Near the city of Sao Jose dos Campos, Brazil, is a remarkable facility. Twenty years ago the Brazilian government turned a prison over to two Christians. The institution was renamed Humaita, and the plan was to run it on Christian principles. With the exception of two full-time staff, inmates do all the work. Families outside the prison adopt an inmate to work with during and after his term. Chuck Colson visited the prison and made this report:

"When I visited Humaita I found the inmates smiling - particularly the murderer who held the keys, opened the gates and let me in. Wherever I walked I saw men at peace. I saw clean living areas, people working industriously.
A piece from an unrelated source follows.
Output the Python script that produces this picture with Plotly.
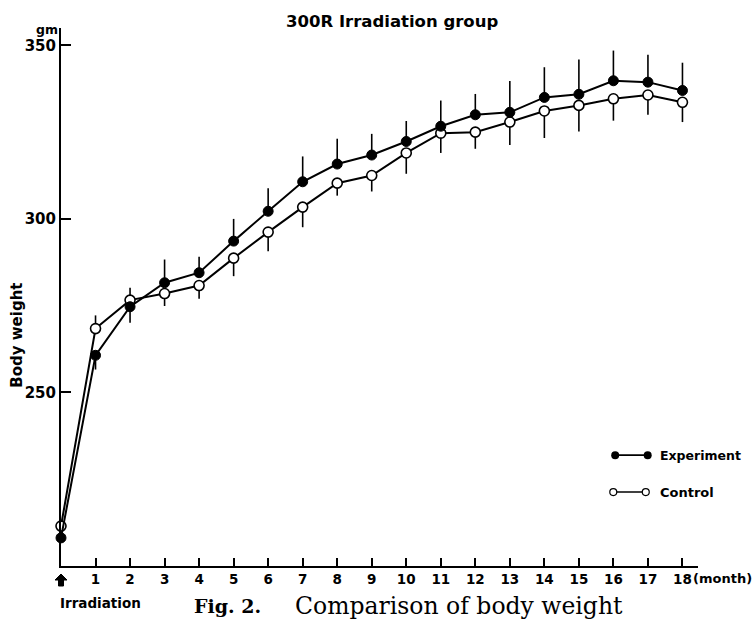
import plotly.graph_objects as go

months = list(range(0, 19))
exp_mean = [208.1, 260.7, 274.7, 281.6, 284.5, 293.6, 302.2, 310.7, 315.8, 318.4,
            322.3, 326.7, 330.0, 330.7, 335.0, 335.9, 339.8, 339.4, 337.0]
exp_err_up = [0, 0, 0, 6.7, 4.6, 6.4, 6.6, 7.3, 7.3, 6.1,
              5.9, 7.4, 6.0, 9.0, 8.7, 10.0, 8.7, 7.9, 8.0]
exp_err_down = [0, 4.1, 4.6, 0, 0, 0, 0, 0, 0, 0,
                0, 0, 0, 0, 0, 0, 0, 0, 0]
ctrl_mean = [211.5, 268.4, 276.6, 278.5, 280.8, 288.7, 296.2, 303.4, 310.3, 312.5,
             319.0, 324.7, 325.0, 327.9, 331.1, 332.7, 334.6, 335.7, 333.6]
ctrl_err_up = [0, 3.8, 3.6, 0, 0, 0, 0, 0, 0, 0,
               0, 0, 0, 0, 0, 0, 0, 0, 0]
ctrl_err_down = [0, 0, 0, 3.6, 3.8, 5.2, 5.5, 5.8, 3.6, 4.6,
                 6.0, 5.7, 4.8, 6.6, 7.8, 7.5, 6.3, 5.7, 5.7]
x_ticks = list(range(1, 19))
x_ticktext = [str(v) for v in x_ticks]
y_ticks = [250, 300, 350]

SANS = "DejaVu Sans"
SERIF = "DejaVu Serif"


def bold(size, family=SANS):
    return dict(family=family, size=size, color="black", weight="bold")


fig = go.Figure()

fig.add_trace(go.Scatter(
    x=months, y=ctrl_mean, mode="lines+markers", name="Control",
    line=dict(color="black", width=2),
    marker=dict(size=10, color="white", line=dict(color="black", width=1.6)),
    error_y=dict(type="data", symmetric=False, array=ctrl_err_up,
                 arrayminus=ctrl_err_down, width=0, thickness=1.6, color="black"),
    cliponaxis=False, showlegend=False))

fig.add_trace(go.Scatter(
    x=months, y=exp_mean, mode="lines+markers", name="Experiment",
    line=dict(color="black", width=2),
    marker=dict(size=10, color="black", line=dict(color="black", width=1)),
    error_y=dict(type="data", symmetric=False, array=exp_err_up,
                 arrayminus=exp_err_down, width=0, thickness=1.6, color="black"),
    cliponaxis=False, showlegend=False))

# legend glyphs on an overlay axis (fractions of the plot area)
fig.add_trace(go.Scatter(
    x=[0.870, 0.921], y=[0.206, 0.206], mode="lines+markers",
    line=dict(color="black", width=1.6),
    marker=dict(size=8, color="black"),
    xaxis="x2", yaxis="y2", showlegend=False, hoverinfo="skip", cliponaxis=False))
fig.add_trace(go.Scatter(
    x=[0.867, 0.918], y=[0.1375, 0.1375], mode="lines+markers",
    line=dict(color="black", width=1.4),
    marker=dict(size=7, color="white", line=dict(color="black", width=1.2)),
    xaxis="x2", yaxis="y2", showlegend=False, hoverinfo="skip", cliponaxis=False))

fig.update_layout(
    width=756, height=624,
    margin=dict(l=61, r=58, t=28, b=58),
    paper_bgcolor="white", plot_bgcolor="white",
    xaxis=dict(range=[0, 18.45], tickvals=x_ticks, ticktext=x_ticktext,
               ticks="inside", ticklen=8, tickwidth=1.6, tickcolor="black",
               showline=True, linecolor="black", linewidth=2,
               showgrid=False, zeroline=False, tickfont=bold(13.5)),
    yaxis=dict(range=[200, 355], tickvals=y_ticks,
               ticks="inside", ticklen=10, tickwidth=1.6, tickcolor="black",
               showline=True, linecolor="black", linewidth=2,
               showgrid=False, zeroline=False, tickfont=bold(15)),
    xaxis2=dict(range=[0, 1], overlaying="x", visible=False, anchor="y2"),
    yaxis2=dict(range=[0, 1], overlaying="y", visible=False, anchor="x2"),
)

# up-arrow marking the irradiation at month 0 (pixel-sized glyph at the plot's left edge)
fig.add_shape(type="path", xref="paper", yref="paper", xsizemode="pixel", ysizemode="pixel",
              xanchor=0, yanchor=0,
              path="M 0,-8 L 6,-14 L 2.5,-14 L 2.5,-20 L -2.5,-20 L -2.5,-14 L -6,-14 Z",
              fillcolor="black", line=dict(color="black", width=1), layer="above")

fig.add_annotation(text="300R Irradiation group", xref="paper", yref="paper",
                   x=0.519, y=1.0, yshift=7, xanchor="center", yanchor="middle",
                   showarrow=False, font=bold(16.5))
fig.add_annotation(text="gm", xref="paper", yref="y", x=0, y=350, xshift=-1, yshift=16,
                   xanchor="right", yanchor="middle", showarrow=False, font=bold(12.5))
fig.add_annotation(text="Body weight", xref="paper", yref="paper", x=0, xshift=-44,
                   y=0.428, textangle=-90, xanchor="center", yanchor="middle",
                   showarrow=False, font=bold(15))
fig.add_annotation(text="Irradiation", xref="x", yref="paper", x=0, y=0, yshift=-37,
                   xshift=-3, xanchor="left", yanchor="middle",
                   showarrow=False, font=bold(13.5))
fig.add_annotation(text="(month)", xref="x", yref="paper", x=18, y=0, xshift=9, yshift=-12,
                   xanchor="left", yanchor="middle", showarrow=False, font=bold(13))
fig.add_annotation(text="Experiment", xref="paper", yref="paper", x=0.937, y=0.206,
                   xanchor="left", yanchor="middle", showarrow=False, font=bold(12.5))
fig.add_annotation(text="Control", xref="paper", yref="paper", x=0.937, y=0.1375,
                   xanchor="left", yanchor="middle", showarrow=False, font=bold(13))
fig.add_annotation(text="Fig. 2.", xref="paper", yref="paper", x=0.205, y=0, yshift=-40,
                   xanchor="left", yanchor="middle", showarrow=False, font=bold(19, SERIF))
fig.add_annotation(text="Comparison of body weight",
                   xref="paper", yref="paper", x=0.364, y=0, yshift=-40,
                   xanchor="left", yanchor="middle", showarrow=False,
                   font=dict(family=SERIF, size=23.5, color="black"))

fig.write_html("out.html")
The walls were decorated with biblical sayings from Psalms and Proverbs .... My guide escorted me to the notorious prison cell once used for torture. Today, he told me, that block houses only a single inmate. As we reached the end of a long concrete corridor and he put the key in the lock, he paused and asked, 'Are you sure you want to go in?'

"'Of course,' I replied impatiently, 'I've been in isolation cells all over the world.' Slowly he swung open the massive door, and I saw the prisoner in that punishment cell: a crucifix, beautifully carved by the Humaita inmates - the prisoner Jesus, hanging on a cross. "'He's doing time for the rest of us,' my guide said softly." (Max Lucado, In the Grip of Grace (Dallas: Word Publishing, 1996), 113.

What binds us together here at Faith Lutheran Church? Is it the worship style? With as many different opinions about worship in this place as there are, that can't be it. How about economic station? We have millionaires in this church and we have people out of work. How about life circumstances? We have marrieds with children, marrieds without children, singles with and without children, men, women, young, old, African-America, Caucasian, Eurasian, Oriental. None of that can be it.

Could it be that we are all here because we affirm our loyalty to a common Lord and a common ideal: To share the good news of Jesus with everyone; to transform followers into disciples with a faith that works in real life; to joyfully go and share his love in the world? Do you suppose that could be it? A God that loved us so much that he died for us--for all of us?